Il paparazzo ha immortalato Sircana a Roma, ai tavoli del ristorante «Dal Bolognese», ha colto diversi momenti della serata, infine l’ha seguito e ha catturato quell’ultima immagine oggetto dell’intercettazione pubblicata mercoledì dal Giornale: l’auto ferma in una strada della capitale, un transessuale sul ciglio della via. Max Scarfone, il presunto autore, ora nega. Ha dato una collezione di interviste per dire che lui scherzava al telefono con Fabrizio Corona. Dunque, quelle istantanee le ha scattate qualcun altro? Oppure sono un parto collettivo, opera di due o più fotografi? Domande. Quesiti che dev’essersi posto anche il pm di Potenza Henry John Woodcock che parla dell’episodio nella richiesta di arresto di Corona. Le foto ci sono. Eccome. Anche se qualche giornale ha seminato dubbi, punti di domanda e pure qualche insinuazione.

Ma, per ora, il servizio non finirà in pagina. Il testo del Garante Franco Pizzetti, approdato già ieri sulla Gazzetta ufficiale, vieta la diffusione di «dati personali che si riferiscano a fatti e condotte private che non hanno interesse pubblico o eccedenti rispetto all’essenzialità dell’informazione» o attinenti «a particolari della vita privata delle persone in violazione della tutela della loro sfera sessuale». Il provvedimento, come rimarca lo stesso Garante, è cucito addosso all’inchiesta di Potenza e al caso Sircana.
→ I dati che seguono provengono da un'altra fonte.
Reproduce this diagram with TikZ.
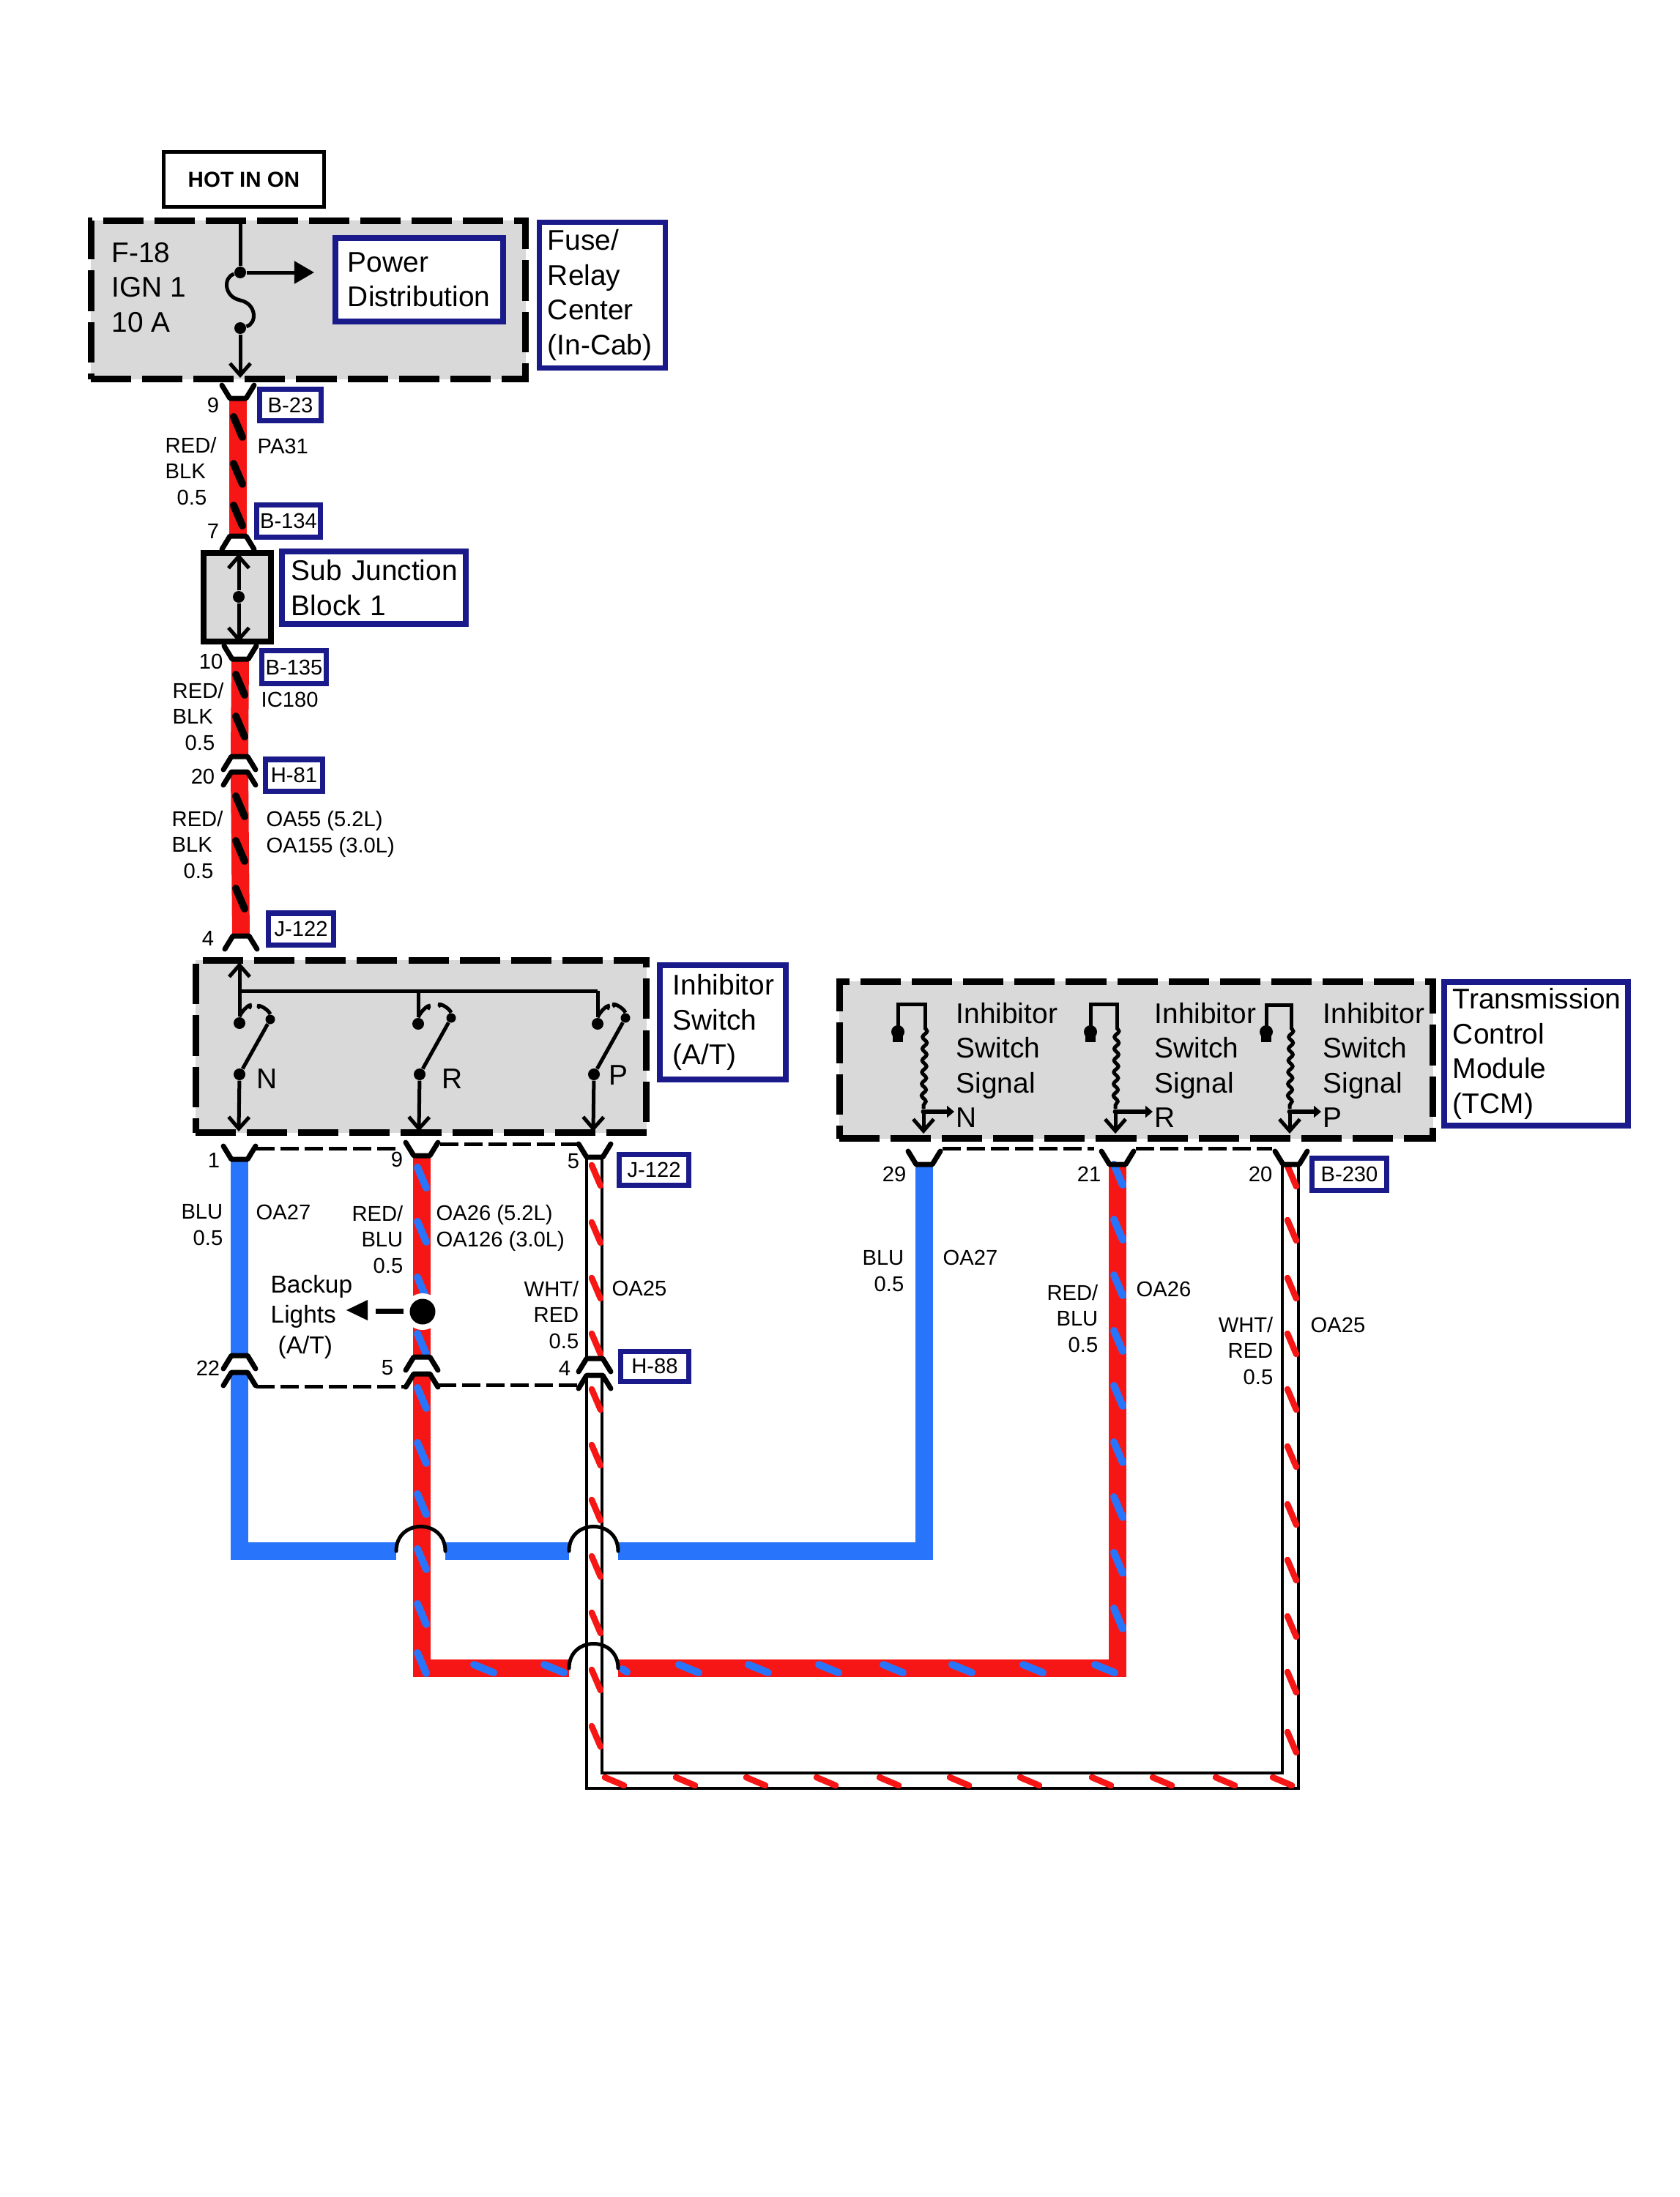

Dunque, il Giornale non pubblicherà quelle immagini. E dovrà calibrare tutte le parole per evitare di violare la sfera privata di questo o quel personaggio. Certo, è difficile tracciare una linea di confine netta e infatti lo stesso Pizzetti chiede la collaborazione dei giornalisti. Ma aggiunge che un primo invito a giugno era caduto nel vuoto: allora erano state pubblicate altre intercettazioni, relative a casa Savoia. C’erano state proteste, polemiche, reazioni indignate e si era riaperto per l’ennesima volta il dibattito sulla libertà di stampa e sui suoi limiti.

Oggi il Garante ha chiuso i rubinetti dell’informazione. Una mossa liberticida? «Da oggi la stampa italiana è meno libera - nota Information Safety and Freedom, associazione per la libertà di stampa nel mondo -, le nuove norme riducono la libertà di informazione e la sottomettono al rispetto di criteri soggettivi molto simili ai meccanismi censori in vigore nei regimi autoritari».

Critica anche l’Unione nazionale cronisti italiani: «Il Garante per la privacy ha preso a pretesto un episodio circoscritto, sul quale peraltro indaga la magistratura, per fare di ogni erba un fascio e per imporre un ulteriore giro di vite all’informazione, ricorrendo a sanzioni da galera finora mai applicate. Chi sbaglia fra i cronisti paga, chi ingiuria e diffama commette reato, ma è liberticida - prosegue l’Unci - mettere alla gogna un’intera categoria, imbavagliare e intimidire chi compie il proprio dovere a suo rischio e pericolo. Non può essere il Garante a stabilire confini sulla correttezza dell’informazione sul diritto di cronaca e piantare paletti sulla libertà di stampa tutelata dalla Costituzione». E il segretario generale della Federazione nazionale della stampa italiana Paolo Serventi Longhi punta il dito contro i tempi dell’intervento: «È peraltro singolare che dal Garante vengano provvedimenti così drastici soltanto quando essi riguardano personalità del mondo politico».

Una contestazione che Mauro Paissan, componente del Garante, respinge al mittente: «È gratuitamente offensiva l’accusa che ci saremmo mossi solo in seguito a un caso che coinvolgeva un personaggio politico».

Da Torino infine Pizzetti prova a ricucire il rapporto con il mondo dell’informazione: «Non c’è alcuna censura, non stiamo puntando il dito contro i giornalisti, stiamo solo dicendo ai giornalisti di applicare il loro codice deontologico e io sono convinto come costituzionalista prima che come presidente dell’Autorità che il difensore della libertà di stampa è prima di tutto il giornalista».